Task to carry out ▸
Skipping all pictures, set down the lines of the listing from the first through the one with "840, 860, 880]".

Task material ▸
++++++
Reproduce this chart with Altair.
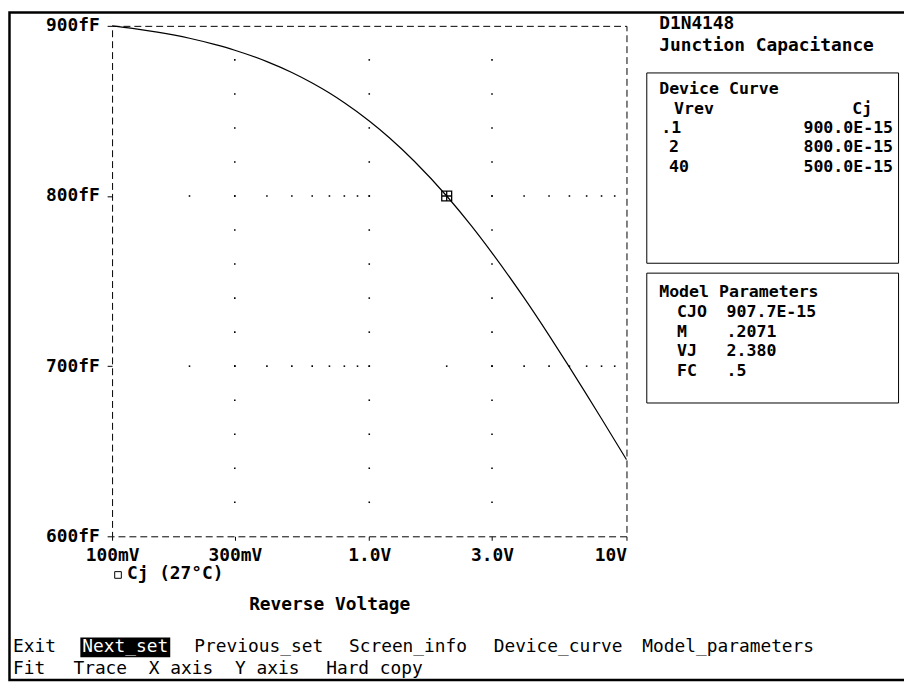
import altair as alt
import pandas as pd

# ---------------- data ----------------
v_rev = [0.1, 0.12, 0.15, 0.2, 0.25, 0.3, 0.4, 0.5, 0.6, 0.7, 0.8, 1.0, 1.2, 1.5,
         2.0, 2.5, 3.0, 4.0, 5.0, 6.0, 7.0, 8.0, 10.0]
cj_ff = [900.0, 898.5, 896.3, 892.7, 889.1, 885.7, 879.0, 872.6, 866.4, 860.5, 854.8,
         844.1, 834.1, 820.3, 800.0, 782.3, 766.6, 740.1, 718.1, 699.4, 683.3, 669.1, 645.1]
marker_v = [2.0]
marker_c = [800.0]

x_tick_values = [0.1, 0.3, 1, 3, 10]
x_tick_labels = ["100mV", "300mV", "1.0V", "3.0V", "10V"]
y_tick_values = [600, 700, 800, 900]
y_tick_labels = ["600fF", "700fF", "800fF", "900fF"]

grid_minor_x = [0.2, 0.3, 0.4, 0.5, 0.6, 0.7, 0.8, 0.9, 1, 2, 3, 4, 5, 6, 7, 8, 9]
grid_rows = [700, 800]
grid_cols = [0.3, 1, 3]
grid_minor_y = [620, 640, 660, 680, 700, 720, 740, 760, 780, 800, 820, 840, 860, 880]

title_lines = ["D1N4148", "Junction Capacitance"]
device_title = "Device Curve"
device_headers = ["Vrev", "Cj"]
device_vrev = [".1", "2", "40"]
device_cj = ["900.0E-15", "800.0E-15", "500.0E-15"]
param_title = "Model Parameters"
param_names = ["CJO", "M", "VJ", "FC"]
param_values = ["907.7E-15", ".2071", "2.380", ".5"]
legend_label = "Cj (27\u00b0C)"
x_title = "Reverse Voltage"
menu_line1 = ["Exit", "Next_set", "Previous_set", "Screen_info", "Device_curve", "Model_parameters"]
menu_line2 = ["Fit", "Trace", "X axis", "Y axis", "Hard copy"]

# ---------------- layout ----------------
FONT = "DejaVu Sans Mono"
FS = 18
FSP = 16.7                 # panel text
CW = FS * 0.602            # character advance
OX, OY = 113, 23          # image position of the plot origin
PW, PH = 519, 515          # plot area size
TOTAL_W, TOTAL_H = 904, 677

curve_df = pd.DataFrame({"v": v_rev, "c": cj_ff})
marker_df = pd.DataFrame({"v": marker_v, "c": marker_c})
dots = [{"v": x, "c": y} for y in grid_rows for x in grid_minor_x] + \
       [{"v": x, "c": y} for x in grid_cols for y in grid_minor_y]
dots_df = pd.DataFrame(dots)

xlab_expr = "[" + ",".join("'%s'" % s for s in x_tick_labels) + "][indexof([" + \
    ",".join(str(v) for v in x_tick_values) + "], datum.value)]"
ylab_expr = "[" + ",".join("'%s'" % s for s in y_tick_labels) + "][indexof([" + \
    ",".join(str(v) for v in y_tick_values) + "], datum.value)]"

xs = alt.Scale(type="log", domain=[0.1, 10], nice=False)
ys = alt.Scale(domain=[600, 900], nice=False, zero=False)

x_axis = alt.Axis(values=x_tick_values, labelExpr=xlab_expr, grid=False, domain=False,
                  tickSize=4, tickColor="black", labelPadding=6,
                  labelAlign={"condition": {"test": "datum.value >= 10", "value": "right"}, "value": "center"},
                  labelFont=FONT, labelFontSize=FS, labelFontWeight="bold", labelColor="black",
                  title=x_title, titleFont=FONT, titleFontSize=FS, titleFontWeight="bold",
                  titleColor="black", titleX=332 - OX, titleY=607 - (OY + PH),
                  titleBaseline="middle", titleAlign="center")
y_axis = alt.Axis(values=y_tick_values, labelExpr=ylab_expr, grid=False, domain=False,
                  tickSize=5, tickColor="black", labelPadding=8,
                  labelFont=FONT, labelFontSize=FS, labelFontWeight="bold", labelColor="black",
                  title=None)

curve = alt.Chart(curve_df).mark_line(color="black", strokeWidth=1.2, interpolate="monotone").encode(
    x=alt.X("v:Q", scale=xs, axis=x_axis),
    y=alt.Y("c:Q", scale=ys, axis=y_axis),
)
grid = alt.Chart(dots_df).mark_square(size=2.5, color="black", opacity=1).encode(
    x=alt.X("v:Q", scale=xs), y=alt.Y("c:Q", scale=ys))
marker = alt.Chart(marker_df).mark_point(
    shape="M-1,-1H1V1H-1Z M0,-1V1 M-1,0H1", size=100, filled=False,
    color="black", strokeWidth=1.3, opacity=1).encode(
    x=alt.X("v:Q", scale=xs), y=alt.Y("c:Q", scale=ys))

one = pd.DataFrame({"k": [0]})


def txt(s, ix, iy, align="left", weight="bold", color="black", font=FONT, size=FS):
    return alt.Chart(one).mark_text(text=s, align=align, baseline="middle", font=font,
                                    fontSize=size, fontWeight=weight, color=color).encode(
        x=alt.value(ix - OX), y=alt.value(iy - OY))


def box(ix1, iy1, ix2, iy2, filled=False, sw=1):
    if filled:
        m = alt.Chart(one).mark_rect(color="black", opacity=1)
    else:
        m = alt.Chart(one).mark_rect(fillOpacity=0, stroke="black", strokeWidth=sw)
    return m.encode(x=alt.value(ix1 - OX), x2=alt.value(ix2 - OX),
                    y=alt.value(iy1 - OY), y2=alt.value(iy2 - OY))


layers = [grid, curve, marker]

# outer screen border (top, left, bottom); the page margin is 8px
layers.append(box(9.5, 9.5, 1000, 8 + TOTAL_H - 2, sw=2.5))

# right-side titles and panels
layers.append(txt(title_lines[0], 665, 21))
layers.append(txt(title_lines[1], 665, 43))
layers.append(box(652.5, 70.5, 906.5, 262.5))
device_rows = [87, 106.5, 126, 145.5, 165]
layers.append(txt(device_title, 665, device_rows[0], size=FSP))
layers.append(txt(device_headers[0], 680, device_rows[1], size=FSP))
layers.append(txt(device_headers[1], 880, device_rows[1], align="right", size=FSP))
for i, (vv, cc) in enumerate(zip(device_vrev, device_cj)):
    yy = device_rows[2 + i]
    layers.append(txt(vv, 667 if vv.startswith(".") else 675, yy, size=FSP))
    layers.append(txt(cc, 901, yy, align="right", size=FSP))
layers.append(box(652.5, 272.5, 906.5, 403.5))
param_rows = [291.5, 311.5, 331.5, 351.5, 371.5]
layers.append(txt(param_title, 665, param_rows[0], size=FSP))
for i, (nn, vv) in enumerate(zip(param_names, param_values)):
    layers.append(txt(nn, 683, param_rows[1 + i], size=FSP))
    layers.append(txt(vv, 733, param_rows[1 + i], size=FSP))

# legend
layers.append(alt.Chart(one).mark_point(shape="square", size=45, filled=False, color="black",
                                        strokeWidth=1, opacity=1).encode(
    x=alt.value(119 - OX), y=alt.value(577 - OY)))
layers.append(txt(legend_label, 128, 576))

# menu
m1_x = [13, 83, 196, 352, 498, 648]
m2_x = [13, 74, 150, 237, 329]
layers.append(box(m1_x[1] - 2, 640, m1_x[1] + 8 * CW + 2, 660, filled=True))
for i, (w, xx) in enumerate(zip(menu_line1, m1_x)):
    layers.append(txt(w, xx, 650, weight="normal", color="white" if i == 1 else "black"))
for w, xx in zip(menu_line2, m2_x):
    layers.append(txt(w, xx, 672, weight="normal"))

chart = alt.layer(*layers).properties(
    width=PW, height=PH,
    autosize=alt.AutoSizeParams(type="none"),
    padding={"left": OX - 8, "top": OY - 8, "right": TOTAL_W - (OX - 8) - PW,
             "bottom": TOTAL_H - (OY - 8) - PH},
    background="white",
).configure_view(stroke="black", strokeDash=[7, 4], strokeWidth=1)

chart.save("out.html", embed_options={"renderer": "svg", "actions": False})
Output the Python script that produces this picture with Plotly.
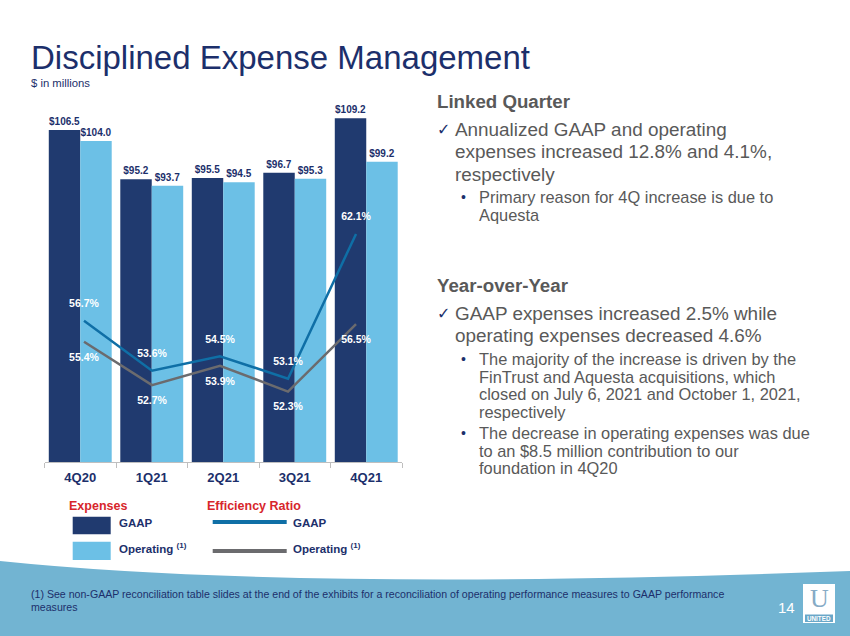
++++++
Solution to the exercise ▸
Reproduce this chart with Altair.
import altair as alt
import pandas as pd

# ---------------- data ----------------
v_rev = [0.1, 0.12, 0.15, 0.2, 0.25, 0.3, 0.4, 0.5, 0.6, 0.7, 0.8, 1.0, 1.2, 1.5,
         2.0, 2.5, 3.0, 4.0, 5.0, 6.0, 7.0, 8.0, 10.0]
cj_ff = [900.0, 898.5, 896.3, 892.7, 889.1, 885.7, 879.0, 872.6, 866.4, 860.5, 854.8,
         844.1, 834.1, 820.3, 800.0, 782.3, 766.6, 740.1, 718.1, 699.4, 683.3, 669.1, 645.1]
marker_v = [2.0]
marker_c = [800.0]

x_tick_values = [0.1, 0.3, 1, 3, 10]
x_tick_labels = ["100mV", "300mV", "1.0V", "3.0V", "10V"]
y_tick_values = [600, 700, 800, 900]
y_tick_labels = ["600fF", "700fF", "800fF", "900fF"]

grid_minor_x = [0.2, 0.3, 0.4, 0.5, 0.6, 0.7, 0.8, 0.9, 1, 2, 3, 4, 5, 6, 7, 8, 9]
grid_rows = [700, 800]
grid_cols = [0.3, 1, 3]
grid_minor_y = [620, 640, 660, 680, 700, 720, 740, 760, 780, 800, 820, 840, 860, 880]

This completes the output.